Yavor Kovachev

I am a PhD candidate in Finance at the Stockholm School of Economics - Swedish House of Finance (SHoF). My main research interests lie at the intersection of machine learning, asset pricing and continuous time finance. I am currently on the job market and am available for interviews over Zoom or any alternative video communication software.
Job market paper: “Predicting stock price movements with news implied information sentiment: a machine learning approach”

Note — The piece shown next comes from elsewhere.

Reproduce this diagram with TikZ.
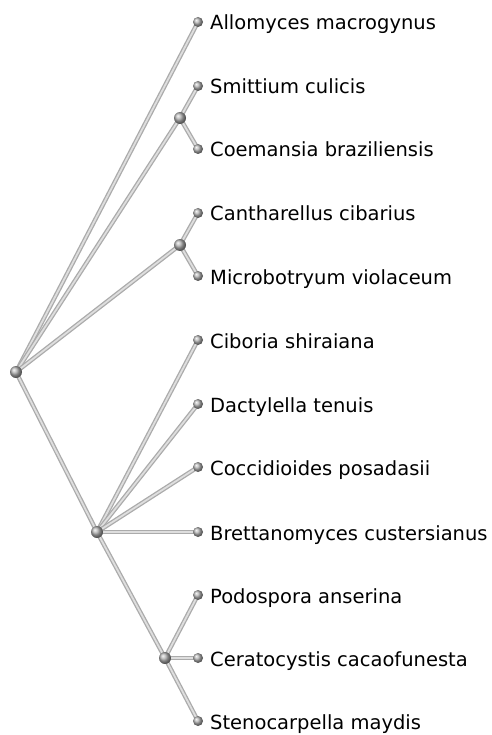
\documentclass[tikz,border=0pt]{standalone}
\usepackage{fontspec}
\setmainfont{DejaVu Sans}
\usetikzlibrary{positioning, backgrounds}

\begin{document}
\begin{tikzpicture}[
    x=1pt, y=-1pt,
    edge/.style={draw=black!33, line width=1.3pt, double=black!13, double distance=1.8pt},
    leaf/.style={circle, inner sep=0pt, minimum size=10pt, shading=ball, ball color=black!30},
    inner/.style={circle, inner sep=0pt, minimum size=12pt, shading=ball, ball color=black!30},
    lab/.style={anchor=base west, inner sep=0pt, font=\fontsize{19.5}{22}\selectfont, text=black}
]
    \useasboundingbox (0,0) rectangle (491,735);

    % Root and inner nodes
    \node[inner] (root) at (16,372) {};
    \node[inner] (zyg) at (180,118) {};
    \node[inner] (basi) at (180,245) {};
    \node[inner] (asco) at (97,532) {};
    \node[inner] (sord) at (165,658) {};

    % Leaves
    \node[leaf] (allo) at (198,22) {};
    \node[leaf] (smit) at (198,86) {};
    \node[leaf] (coem) at (198,149) {};
    \node[leaf] (cant) at (198,213) {};
    \node[leaf] (micr) at (198,276) {};
    \node[leaf] (cibo) at (198,340) {};
    \node[leaf] (dact) at (198,404) {};
    \node[leaf] (cocc) at (198,467) {};
    \node[leaf] (bret) at (198,532) {};
    \node[leaf] (podo) at (198,595) {};
    \node[leaf] (cera) at (198,658) {};
    \node[leaf] (sten) at (198,721) {};

    % Labels
    \node[lab] (allo-t) at (210,30) {Allomyces macrogynus};
    \node[lab] (smit-t) at (210,94) {Smittium culicis};
    \node[lab] (coem-t) at (210,157) {Coemansia braziliensis};
    \node[lab] (cant-t) at (210,221) {Cantharellus cibarius};
    \node[lab] (micr-t) at (210,284) {Microbotryum violaceum};
    \node[lab] (cibo-t) at (210,348) {Ciboria shiraiana};
    \node[lab] (dact-t) at (210,412) {Dactylella tenuis};
    \node[lab] (cocc-t) at (210,475) {Coccidioides posadasii};
    \node[lab] (bret-t) at (210,540) {Brettanomyces custersianus};
    \node[lab] (podo-t) at (210,603) {Podospora anserina};
    \node[lab] (cera-t) at (210,666) {Ceratocystis cacaofunesta};
    \node[lab] (sten-t) at (210,729) {Stenocarpella maydis};

    % Branches
    \begin{scope}[on background layer]
        \draw[edge] (root.center) -- (allo.center);
        \draw[edge] (root.center) -- (zyg.center);
        \draw[edge] (root.center) -- (basi.center);
        \draw[edge] (root.center) -- (asco.center);
        \draw[edge] (zyg.center) -- (smit.center);
        \draw[edge] (zyg.center) -- (coem.center);
        \draw[edge] (basi.center) -- (cant.center);
        \draw[edge] (basi.center) -- (micr.center);
        \draw[edge] (asco.center) -- (cibo.center);
        \draw[edge] (asco.center) -- (dact.center);
        \draw[edge] (asco.center) -- (cocc.center);
        \draw[edge] (asco.center) -- (bret.center);
        \draw[edge] (asco.center) -- (sord.center);
        \draw[edge] (sord.center) -- (podo.center);
        \draw[edge] (sord.center) -- (cera.center);
        \draw[edge] (sord.center) -- (sten.center);
    \end{scope}
\end{tikzpicture}
\end{document}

Abstract: I develop a recurrent deep neural network (RDNN) that captures sentiment contained in financial news i.e. positive or negative opinion expressed in news. I train the RDNN and empirically show it captures the fundamental nonlinear contextual and semantic characteristics in which sentiment is expressed. Using a sample of over 240,000 articles collected from the Factiva database I show that model predicted news sentiment correlates and predicts the direction of stock price changes. For Google, RDNN sentiment obtained from articles published during market trading hours has the same sign as intraday stock price change 60.56% of the time over the whole sample while for IBM intraday sentiment correctly predicts the direction of overnight price change 52.79% of the time. I construct momentum strategies based on news implied sentiment and find they have consistently positive unleveraged cumulative returns (e.g. absolute percentage returns of 43.70%, 423.32%, 108.60% and 25.21% for Google, Apple, IBM and Microsoft with corresponding Sharpe ratios of 0.93, 1.63, 2.06 and 1.23. Extremely positive news implied sentiment persists over longer time horizons - 16 to 24 hours, while extremely negative sentiment is priced in much quicker - within 8 hours. These findings support the existence of “noise” trading from individual investor’s irrational behavior which is uncorrelated with any fundamental factors as defined by Black (1986).